**To do:** List each line of the data that holds the string "matplotlib", please.

**Available data:**
§

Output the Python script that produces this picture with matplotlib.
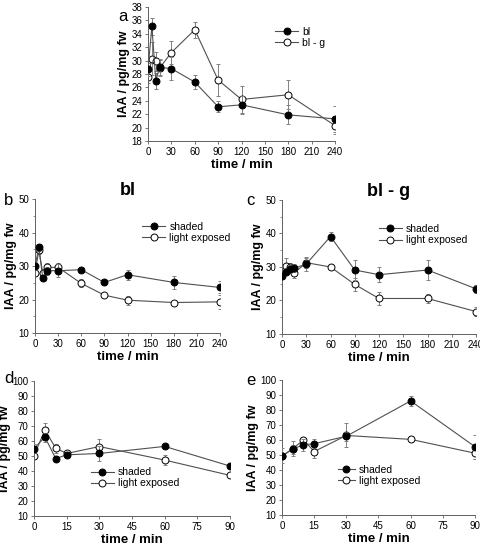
import matplotlib
matplotlib.use("Agg")
import matplotlib.pyplot as plt
from matplotlib.ticker import MultipleLocator

plt.rcParams['font.family'] = ['Liberation Sans', 'DejaVu Sans']

# panel a: bl vs bl - g
t_a = [0, 5, 10, 15, 30, 60, 90, 120, 180, 240]
bl = [28.7, 35.1, 27.0, 29.0, 28.8, 26.8, 23.1, 23.4, 21.9, 21.3]
bl_err = [1.0, 1.3, 1.2, 1.2, 1.7, 1.0, 0.8, 1.3, 1.4, 1.9]
blg = [27.6, 30.3, 29.9, 28.9, 31.2, 34.6, 27.1, 24.2, 24.9, 20.3]
blg_err = [1.0, 2.5, 1.4, 1.2, 1.7, 1.2, 2.4, 2.0, 2.2, 1.3]

# panel b: bl
t_b = [0, 5, 10, 15, 30, 60, 90, 120, 180, 240]
b_shaded = [29.9, 35.6, 26.4, 28.6, 28.6, 28.9, 25.1, 27.4, 25.1, 23.6]
b_shaded_err = [1.0, 1.0, 0.8, 1.2, 2.0, 0.6, 0.8, 1.5, 2.0, 1.8]
b_light = [27.9, 34.8, 28.0, 29.6, 29.6, 24.8, 21.3, 19.8, 19.1, 19.3]
b_light_err = [1.0, 1.2, 1.0, 1.2, 1.2, 1.2, 0.6, 1.3, 0.6, 2.0]

# panel c: bl - g
t_c = [0, 5, 10, 15, 30, 60, 90, 120, 180, 240]
c_shaded = [27.4, 28.6, 29.4, 29.6, 30.9, 39.1, 29.1, 27.7, 29.1, 23.5]
c_shaded_err = [1.0, 1.0, 1.2, 1.2, 2.0, 1.2, 3.0, 2.2, 3.0, 1.2]
c_light = [28.0, 30.3, 30.0, 28.2, 31.3, 30.0, 24.8, 20.6, 20.6, 16.7]
c_light_err = [1.0, 2.5, 1.2, 1.5, 1.5, 0.5, 2.0, 1.8, 1.2, 1.3]

# panel d
t_d = [0, 5, 10, 15, 30, 60, 90]
d_shaded = [55.0, 62.6, 48.3, 50.8, 51.7, 56.4, 43.3]
d_shaded_err = [3.0, 3.0, 1.5, 2.0, 5.0, 1.0, 1.5]
d_light = [50.3, 67.3, 55.2, 51.7, 56.3, 47.3, 37.1]
d_light_err = [2.0, 4.5, 3.0, 2.5, 5.0, 3.5, 1.5]

# panel e
t_e = [0, 5, 10, 15, 30, 60, 90]
e_shaded = [49.4, 53.9, 56.8, 57.5, 62.5, 86.0, 55.5]
e_shaded_err = [5.0, 3.0, 4.0, 3.0, 3.0, 3.5, 8.0]
e_light = [49.4, 54.1, 60.1, 52.3, 63.0, 60.4, 51.2]
e_light_err = [2.0, 5.0, 2.0, 4.0, 8.0, 1.0, 4.0]

fig = plt.figure(figsize=(4.81, 5.46), dpi=100)

LINE = '#505050'
ERR = '#808080'


def draw(ax, t, y1, e1, y2, e2, lab1, lab2):
    c2 = ax.errorbar(t, y2, yerr=e2, color=LINE, lw=0.8, marker='o', ms=5,
                     mfc='white', mec='black', mew=0.7, ecolor=ERR,
                     elinewidth=0.7, capsize=1.5, capthick=0.7, zorder=2)
    c1 = ax.errorbar(t, y1, yerr=e1, color=LINE, lw=0.8, marker='o', ms=5,
                     mfc='black', mec='black', mew=0.7, ecolor=ERR,
                     elinewidth=0.7, capsize=1.5, capthick=0.7, zorder=3)
    # legend uses the plain line+marker, no error bar
    c1[0].set_label(lab1)
    c2[0].set_label(lab2)
    for s in ['top', 'right']:
        ax.spines[s].set_visible(False)
    for s in ['left', 'bottom']:
        ax.spines[s].set_color('#606060')
        ax.spines[s].set_linewidth(0.7)
    ax.tick_params(direction='out', length=2.5, width=0.6, labelsize=7,
                   color='#606060', pad=1.5)
    ax.tick_params(which='minor', direction='out', length=1.5, width=0.5,
                   color='#606060')
    ax.set_xlabel('time / min', fontweight='bold', fontsize=9.5, labelpad=2)
    ax.set_ylabel('IAA / pg/mg fw', fontweight='bold', fontsize=9, labelpad=1)
    return c1[0], c2[0]


def legend(ax, handles, anchor, hl=2.2):
    ax.legend(handles=list(handles), loc='upper left', bbox_to_anchor=anchor,
              frameon=False, fontsize=7.5, handlelength=hl,
              handletextpad=0.4, labelspacing=0.1, borderpad=0,
              borderaxespad=0)


# a
ax_a = fig.add_axes([0.3077, 0.7418, 0.3888, 0.2454])
hs = draw(ax_a, t_a, bl, bl_err, blg, blg_err, 'bl', 'bl - g')
ax_a.set_xlim(0, 240)
ax_a.set_ylim(18, 38)
ax_a.set_xticks(range(0, 241, 30))
ax_a.yaxis.set_major_locator(MultipleLocator(2))
legend(ax_a, hs, (0.68, 0.85))
fig.text(0.245, 0.962, 'a', fontsize=12)

# b
ax_b = fig.add_axes([0.0728, 0.3901, 0.3846, 0.2454])
hs = draw(ax_b, t_b, b_shaded, b_shaded_err, b_light, b_light_err,
          'shaded', 'light exposed')
ax_b.set_xlim(0, 240)
ax_b.set_ylim(10, 50)
ax_b.set_xticks(range(0, 241, 30))
ax_b.yaxis.set_major_locator(MultipleLocator(10))
ax_b.yaxis.set_minor_locator(MultipleLocator(5))
legend(ax_b, hs, (0.58, 0.83))
ax_b.set_title('bl', fontweight='bold', fontsize=13, pad=-2)
fig.text(0.008, 0.625, 'b', fontsize=12)

# c
ax_c = fig.add_axes([0.5863, 0.3883, 0.4033, 0.2454])
hs = draw(ax_c, t_c, c_shaded, c_shaded_err, c_light, c_light_err,
          'shaded', 'light exposed')
ax_c.set_xlim(0, 240)
ax_c.set_ylim(10, 50)
ax_c.set_xticks(range(0, 241, 30))
ax_c.yaxis.set_major_locator(MultipleLocator(10))
ax_c.yaxis.set_minor_locator(MultipleLocator(5))
legend(ax_c, hs, (0.50, 0.82))
ax_c.set_title('bl - g', fontweight='bold', fontsize=13, pad=-2, x=0.55)
fig.text(0.512, 0.625, 'c', fontsize=12)

# d
ax_d = fig.add_axes([0.0707, 0.0549, 0.4075, 0.2473])
hs = draw(ax_d, t_d, d_shaded, d_shaded_err, d_light, d_light_err,
          'shaded', 'light exposed')
ax_d.set_xlim(0, 90)
ax_d.set_ylim(10, 100)
ax_d.set_xticks(range(0, 91, 15))
ax_d.yaxis.set_major_locator(MultipleLocator(10))
legend(ax_d, hs, (0.29, 0.36))
fig.text(0.008, 0.298, 'd', fontsize=12)

# e
ax_e = fig.add_axes([0.5863, 0.0568, 0.4012, 0.2473])
hs = draw(ax_e, t_e, e_shaded, e_shaded_err, e_light, e_light_err,
          'shaded', 'light exposed')
ax_e.set_xlim(0, 90)
ax_e.set_ylim(10, 100)
ax_e.set_xticks(range(0, 91, 15))
ax_e.yaxis.set_major_locator(MultipleLocator(10))
legend(ax_e, hs, (0.29, 0.37), hl=1.6)
fig.text(0.512, 0.295, 'e', fontsize=12)

fig.savefig('out.png', dpi=100)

§

**Task response:**
Output the Python script that produces this picture with matplotlib.
import matplotlib
matplotlib.use("Agg")
import matplotlib.pyplot as plt
from matplotlib.ticker import MultipleLocator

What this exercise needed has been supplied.